Students work out, eat with AU athletes

Ten Jordanian students came to AU Tuesday, where they participated in physical fitness activities, ate in the Terrace Dining Room and explored future career paths in health promotion.

AU's International Institute for Health Promotion hosted the students, who were recipients of the King Abdullah II Award for Physical Fitness.

Three Jordanian professionals, several State Department officials and interpreters accompanied the 14- to 16-year-old students to the campus.

The King Abdullah II Award for Physical Fitness program is based on the U.S. Presidential Physical Fitness Award program, which measures the fitness of school-age children based on their performance in five exercises - sit-ups, shuttle run, V-sit reach, endurance run and pull-ups. The Jordanian program, now two years old, was developed in consultation with the President's Council on Physical Fitness, according to the program's brochure.

President's Council on Physical Fitness Executive Director Melissa Johnson, an AU alumna and adjunct professor at AU, asked Robert Karch, the executive director of the institute, and Erin O'Neill, an assistant professor in the School of Education, Teaching and Health, to help organize the students' visit to AU, Karch said.

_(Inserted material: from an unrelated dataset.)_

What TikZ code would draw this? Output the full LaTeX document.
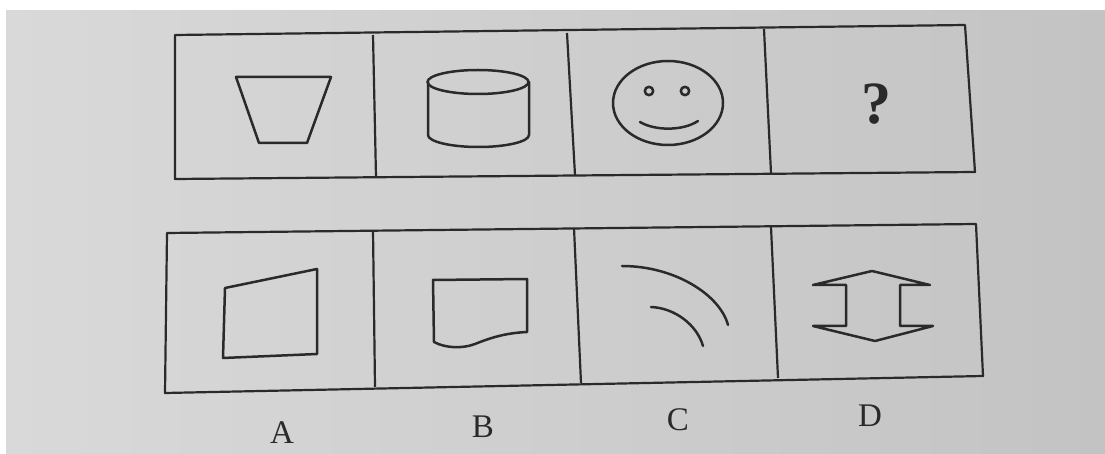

The 10 students - five male and five female - began their day by working out in Jacobs Fitness Center under the guidance of O'Neill and AU student athletes, O'Neill said.

"I put them through a very light workout - what we would consider a very light workout for an athlete - a dynamic warm-up, followed by the speed ladder and agility and strength exercises," O'Neill said.

Seven AU student athletes volunteered to spend the day with the Jordanian student athletes. Dan King, a sophomore in the Kogod School of Business on the track and field team; Chris Kagan, a sophomore in the School of Public Affairs who is also on the track and field team; and Olivia Hedistan, a sophomore in the College of Arts and Sciences who is on the women's soccer team, also ate with the students in TDR, according to King.

"I volunteered for the opportunity," King said. "It's not every day you get to experience new cultures like this. It was very rewarding."

After lunch, the students engaged in a round-table discussion with Johnson, Karch and O'Neill about potential career opportunities.

Officials in Iraq and Afghanistan have approached the President's Council on Physical Fitness with a desire to establish a program similar to that of Jordan in their respective countries, according to Johnson.

"We're in the preliminary consulting stage with them," Johnson said.

The students arrived in the United States on Sunday and spent Monday touring D.C. Mai Al Qawasmeh, one of the students, said she enjoyed the hotel she stayed at in D.C.

"When they first told us we were going to stay at a 100-year-old place we, the kids, said, 'No, no, forget it, let's just go back to Jordan,'" she said. "But when we got there, we felt like we were the first guests the place ever had. It was so nice and so clean."

The students are not strangers to being honored for their achievements. Last May, they met King Abdullah, Queen Rania and the Jordanian royals' daughter, Princess Iman, in a ceremony commending them. More recently, on Jan. 14, ambassador David Hale congratulated each of them at the American Embassy in Jordan, according to Yather Abu Aqel, another Jordanian student.